Organic:entropy

The elimination reaction in the second example can be either E₂ or E₁. If it is the former, then the following scenario would apply:

Scenario 1: The role of Entropy for Reactions of different molecularity

The fundemantal equations for understanding rates of reactions are

1. ΔG^‡ = ΔH^‡ - TΔS^‡
2. ΔG^‡ = -RT Ln k

In equation 2, k is the rate constant for the reaction. From this, you can see that the rate of a reaction depends on the entropy of activation for that reaction, ΔS^‡.

For a unimolecular reaction of the type:

A ⇒ B + C

there are more degrees of freedom on the rhs than the lhs (the two molecules B and C can translate and rotate with respect to each other freely). ΔS^‡ for such a reaction is therefore +ve. Plugged into equation 1, this reduces ΔG^‡.

For an alternative bimolecular reaction invoking a base of this type;

A + Base ⇒ BaseH + D

there are more or less an equal number of degrees of freedom on both sides of this equation, and hence ΔS^‡ for such a reaction is therefore close to zero. ΔG^‡ in equation 1 is therefore not reduced. If ΔH^‡ is the same for both reactions, then the unimolecular form will always be much faster than the bimolecular form (by a factor of 10⁵ or so).

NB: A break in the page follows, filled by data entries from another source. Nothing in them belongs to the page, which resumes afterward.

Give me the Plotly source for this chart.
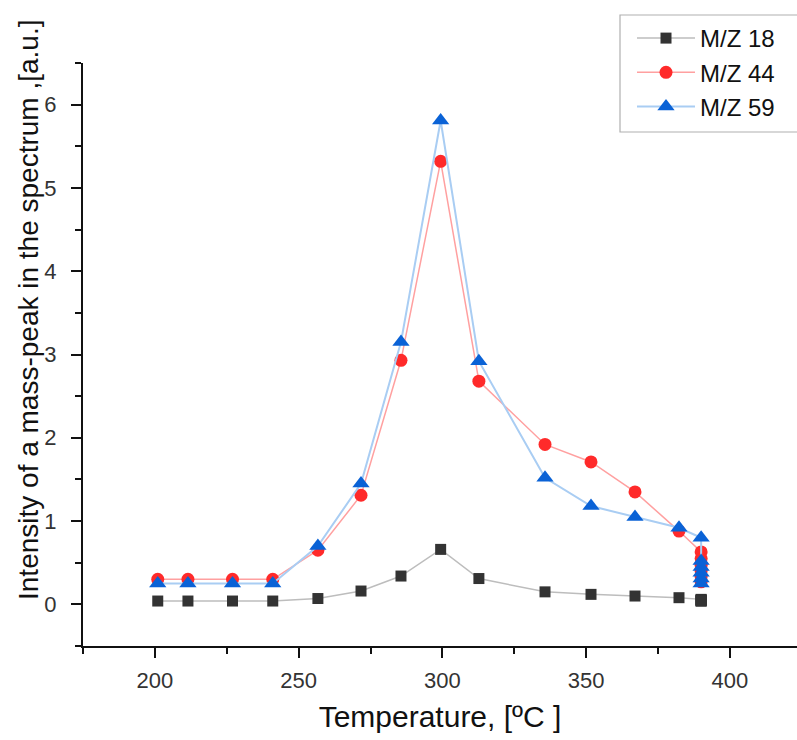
import plotly.graph_objects as go

# Temperatures (°C) for each measured point
temp = [201, 211.5, 227, 241, 256.7, 271.7, 285.6, 299.4, 312.7, 335.7, 351.7, 367, 382.3,
        390, 390, 390, 390, 390, 390]

mz18 = [0.04, 0.04, 0.04, 0.04, 0.07, 0.16, 0.34, 0.66, 0.31, 0.15, 0.12, 0.10, 0.08,
        0.06, 0.05, 0.05, 0.05, 0.04, 0.04]
mz44 = [0.30, 0.30, 0.30, 0.30, 0.65, 1.31, 2.93, 5.32, 2.68, 1.92, 1.71, 1.35, 0.88,
        0.63, 0.55, 0.47, 0.40, 0.33, 0.27]
mz59 = [0.25, 0.25, 0.25, 0.25, 0.70, 1.45, 3.15, 5.81, 2.92, 1.52, 1.18, 1.05, 0.92,
        0.80, 0.52, 0.45, 0.38, 0.31, 0.25]

series_names = ["M/Z 18", "M/Z 44", "M/Z 59"]
x_ticks = [200, 250, 300, 350, 400]
y_ticks = [0, 1, 2, 3, 4, 5, 6]
x_title = "Temperature, [ºC ]"
y_title = "Intensity of a mass-peak in the spectrum ,[a.u.]"

FONT = "Arial, Liberation Sans, sans-serif"

fig = go.Figure()
fig.add_trace(go.Scatter(
    x=temp, y=mz18, name=series_names[0], mode="lines+markers",
    line=dict(color="#bdbdbd", width=1.5),
    marker=dict(symbol="square", size=11, color="#333333"),
))
fig.add_trace(go.Scatter(
    x=temp, y=mz44, name=series_names[1], mode="lines+markers",
    line=dict(color="#ffa0a0", width=1.5),
    marker=dict(symbol="circle", size=13, color="#ff2a2a"),
))
fig.add_trace(go.Scatter(
    x=temp, y=mz59, name=series_names[2], mode="lines+markers",
    line=dict(color="#a9cdf3", width=2),
    marker=dict(symbol="triangle-up", size=15, color="#0a62d6"),
))

W, H = 797, 740
L, R, T, B = 83, 0, 63, 94
pw, ph = W - L - R, H - T - B

def px_x(p):
    return (p - L) / pw

def px_y(p):
    return (H - B - p) / ph

fig.update_layout(
    width=W, height=H,
    margin=dict(l=L, r=R, t=T, b=B, autoexpand=False),
    paper_bgcolor="white", plot_bgcolor="white",
    font=dict(family=FONT, color="#222222"),
    showlegend=True,
    legend=dict(
        xref="container", yref="container",
        x=632 / W, y=1 - 16 / H, xanchor="left", yanchor="top",
        bgcolor="rgba(0,0,0,0)", borderwidth=0,
        font=dict(size=24, family=FONT, color="#111111"),
        tracegroupgap=0, itemwidth=58,
    ),
    shapes=[dict(
        type="rect", xref="paper", yref="paper",
        x0=px_x(620), x1=px_x(800), y0=px_y(132), y1=px_y(15),
        line=dict(color="#b0b0b0", width=1.2), fillcolor="rgba(0,0,0,0)",
        layer="below",
    )],
    annotations=[dict(
        text=y_title, textangle=-90, showarrow=False,
        xref="paper", yref="paper", x=px_x(28), y=px_y(310),
        xanchor="center", yanchor="middle",
        font=dict(size=28, family=FONT, color="#111111"),
    )],
)

fig.update_xaxes(
    range=[175, 175 + pw / 2.875],
    automargin=False,
    tickvals=x_ticks, ticktext=[str(v) for v in x_ticks],
    showline=True, linecolor="#111111", linewidth=2,
    ticks="outside", ticklen=10, tickwidth=2, tickcolor="#111111",
    minor=dict(dtick=25, tick0=175, ticks="outside", ticklen=6, tickwidth=2, tickcolor="#111111"),
    showgrid=False, zeroline=False,
    tickfont=dict(size=22, family=FONT, color="#333333"),
    ticklabelstandoff=4,
    title=dict(text=x_title, font=dict(size=30, family=FONT, color="#111111"), standoff=14),
)
fig.update_yaxes(
    range=[-0.5, 6.5],
    automargin=False,
    tickvals=y_ticks, ticktext=[str(v) for v in y_ticks],
    showline=True, linecolor="#111111", linewidth=2,
    ticks="outside", ticklen=10, tickwidth=2, tickcolor="#111111",
    minor=dict(dtick=0.5, tick0=-0.5, ticks="outside", ticklen=6, tickwidth=2, tickcolor="#111111"),
    showgrid=False, zeroline=False,
    tickfont=dict(size=22, family=FONT, color="#333333"),
    ticklabelstandoff=10,
)

fig.write_html("out.html", config={"displayModeBar": False},
               post_script="document.body.style.margin='0';")
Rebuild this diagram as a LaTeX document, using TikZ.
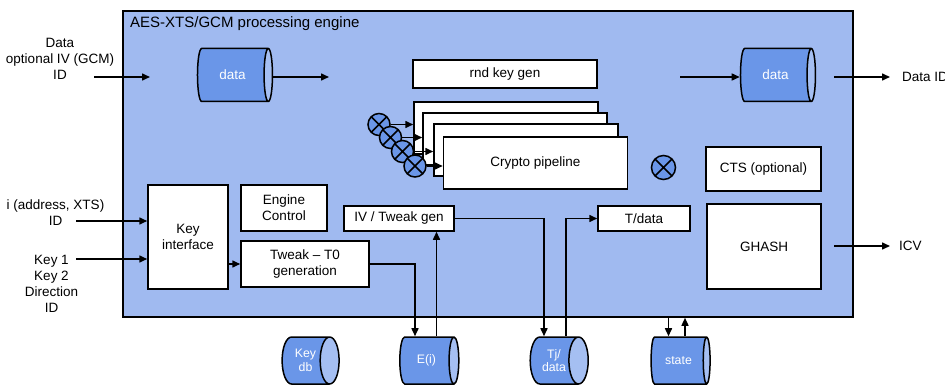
\documentclass[tikz,border=0pt]{standalone}
\usepackage{fontspec}
\setmainfont{Liberation Sans}
\usetikzlibrary{shapes.geometric,arrows.meta,calc}
\definecolor{engblue}{RGB}{160,186,240}
\definecolor{cylblue}{RGB}{106,150,232}
\definecolor{cylend}{RGB}{165,191,242}
\begin{document}
\begin{tikzpicture}[x=1pt,y=-1pt,
  font=\fontsize{13.5}{16}\selectfont,
  blk/.style={draw, fill=white, line width=1.5pt, align=center, inner sep=0pt},
  cyl/.style={cylinder, draw, line width=1.5pt, shape aspect=0.85, cylinder uses custom fill, cylinder body fill=cylblue, cylinder end fill=cylend, text=white, align=center, inner sep=0pt},
  xor/.style={circle, draw, line width=1.5pt, fill=cylblue, inner sep=0pt, minimum size=22pt,
    path picture={\draw[line width=1.5pt] (path picture bounding box.north west) -- (path picture bounding box.south east) (path picture bounding box.north east) -- (path picture bounding box.south west);}},
  arr/.style={-{Triangle[length=8pt,width=7pt]}, line width=1.5pt},
  lbl/.style={align=center, inner sep=0pt}
]
\useasboundingbox (0,0) rectangle (945,385);

% engine
\node[draw, fill=engblue, line width=1.8pt, minimum width=730pt, minimum height=306pt, inner sep=0pt, anchor=north west] (eng) at (122,10) {};
\node[anchor=west, inner sep=0pt, font=\fontsize{15}{18}\selectfont] (title) at (130,24) {AES-XTS/GCM processing engine};

% blocks
\node[blk, minimum width=184pt, minimum height=28pt] (rkg) at (505,74) {rnd key gen};
\node[blk, minimum width=184pt, minimum height=52pt] (r1) at (506,128) {};
\node[blk, minimum width=184pt, minimum height=52pt] (r2) at (515,139) {};
\node[blk, minimum width=184pt, minimum height=52pt] (r3) at (526,150) {};
\node[blk, minimum width=184pt, minimum height=52pt] (r4) at (535.5,163) {Crypto pipeline};
\node[blk, minimum width=115pt, minimum height=44pt] (cts) at (763.5,169) {CTS (optional)};
\node[blk, minimum width=114pt, minimum height=85pt] (gh) at (764,246.5) {GHASH};
\node[blk, minimum width=92pt, minimum height=25pt] (td) at (644,218.5) {T/data};
\node[blk, minimum width=80pt, minimum height=104pt] (ki) at (188,237) {Key\\interface};
\node[blk, minimum width=86pt, minimum height=46pt] (ec) at (284,208) {Engine\\Control};
\node[blk, minimum width=128pt, minimum height=46pt] (tw) at (305,264) {Tweak – T0\\generation};
\node[blk, minimum width=110pt, minimum height=25pt] (iv) at (399,218.5) {IV / Tweak gen};

% cylinders
\node[cyl, minimum height=75pt, minimum width=53pt] (d1) at (232.5,75) {data};
\node[cyl, minimum height=75pt, minimum width=53pt] (d2) at (775.5,75) {data};
\node[cyl, minimum height=57pt, minimum width=47pt, font=\fontsize{12.3}{13.7}\selectfont] (kdb) at (305.5,360.5) {Key\\db};
\node[cyl, minimum height=59pt, minimum width=47pt, font=\fontsize{12.3}{13.7}\selectfont] (ei) at (426.5,360.5) {E(i)};
\node[cyl, minimum height=58pt, minimum width=47pt, font=\fontsize{12.3}{13.7}\selectfont] (tj) at (554,360.5) {Tj/\\data};
\node[cyl, minimum height=59pt, minimum width=47pt, font=\fontsize{12.3}{13.7}\selectfont] (st) at (678.5,360.5) {state};

% xor circles
\node[xor] (x1) at (379,124.5) {};
\node[xor] (x2) at (390.5,137.5) {};
\node[xor] (x3) at (402.5,151.5) {};
\node[xor] (x4) at (415,166) {};
\node[xor, minimum size=24pt] (x5) at (663.5,167.5) {};
\draw[arr] (x1.east) -- (x1.east -| r1.west);
\draw[arr] (x2.east) -- (x2.east -| r2.west);
\draw[arr] (x3.east) -- (x3.east -| r3.west);
\draw[arr] (x4.east) -- (x4.east -| r4.west);

% external labels
\node[lbl] (lin1) at (60,59) {Data\\optional IV (GCM)\\ID};
\node[lbl] (lin2) at (55.5,212.5) {i (address, XTS)\\ID};
\node[lbl] (lin3) at (51.5,283.5) {Key 1\\Key 2\\Direction\\ID};
\node[lbl, anchor=west] (dataid) at (902,77) {Data ID};
\node[lbl, anchor=west] (icv) at (899,246) {ICV};

% top data path
\coordinate (in1) at (94,77);
\coordinate (in1e) at (150,77);
\draw[arr] (in1) -- (in1e);
\coordinate (d1o) at (329,77);
\draw[arr] (d1.east |- d1o) -- (d1o);
\coordinate (d2i) at (680,77);
\draw[arr] (d2i) -- (d2i -| d2.west);
\coordinate (d2o) at (834,77);
\draw[arr] (d2o) -- ([xshift=-12pt]dataid.west);
\coordinate (gho) at (834,246);
\draw[arr] (gho) -- ([xshift=-9pt]icv.west);

% key interface
\coordinate (in2) at (76,221);
\draw[arr] (in2) -- (in2 -| ki.west);
\coordinate (in3) at (76,259);
\draw[arr] (in3) -- (in3 -| ki.west);
\draw[arr] (ki.east |- tw.west) -- (tw.west);

% bottom store links
\coordinate (eidn) at ($(ei.north)+(-11.5,0)$);
\draw[arr] (tw.east) -| (eidn);
\coordinate (eiup) at ($(ei.north)+(10,0)$);
\draw[arr] (eiup) -- (eiup |- iv.south);
\coordinate (tjdn) at ($(tj.north)+(-10,0)$);
\draw[arr] (iv.east) -| (tjdn);
\coordinate (tjup) at ($(tj.north)+(12,0)$);
\draw[arr] (tjup) |- (td.west);
\coordinate (stdn) at ($(st.north)+(-10,0)$);
\draw[arr] (stdn |- eng.south) -- (stdn);
\coordinate (stup) at ($(st.north)+(6.5,0)$);
\draw[arr] (stup) -- (stup |- eng.south);
\end{tikzpicture}
\end{document}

If the reaction takes the form

A-OTs + Base ⇒ BaseH⁺ + D + TsO^-

the degrees of freedom are again increased on the rhs, with again a +ve entropy of reaction. In these circumstances, the bimolecular reaction will not be at an entropic disadvantage compared to the unimolecular variation.

Scenario 2: Neighbouring Group Participation in Reactions of similar molecularity

If the elimination reaction proceeds by initial loss of the Tosyl group (E₁) then the rate of the reaction will not depend on the concentration of base (or indeed the basicity of BH₄), and entropic differentiation between the two reactions cannot be sustained. The question then becomes whether the expulsion of the Tosyl group is assisted in any way by another group present in the same molecule. It is at this point that the alignment of the nitrogen lone pair with respect to the cleaving C-OTs bond is crucial. If the two diastereoisomers differ in this alignment, then the unimolecular rate constant k will differ for the two reactions. A good antiperiplanar alignment will increase the rate constant k (reduce ΔG^‡ by reducing ΔH^‡) with respect to a less efficient alignment.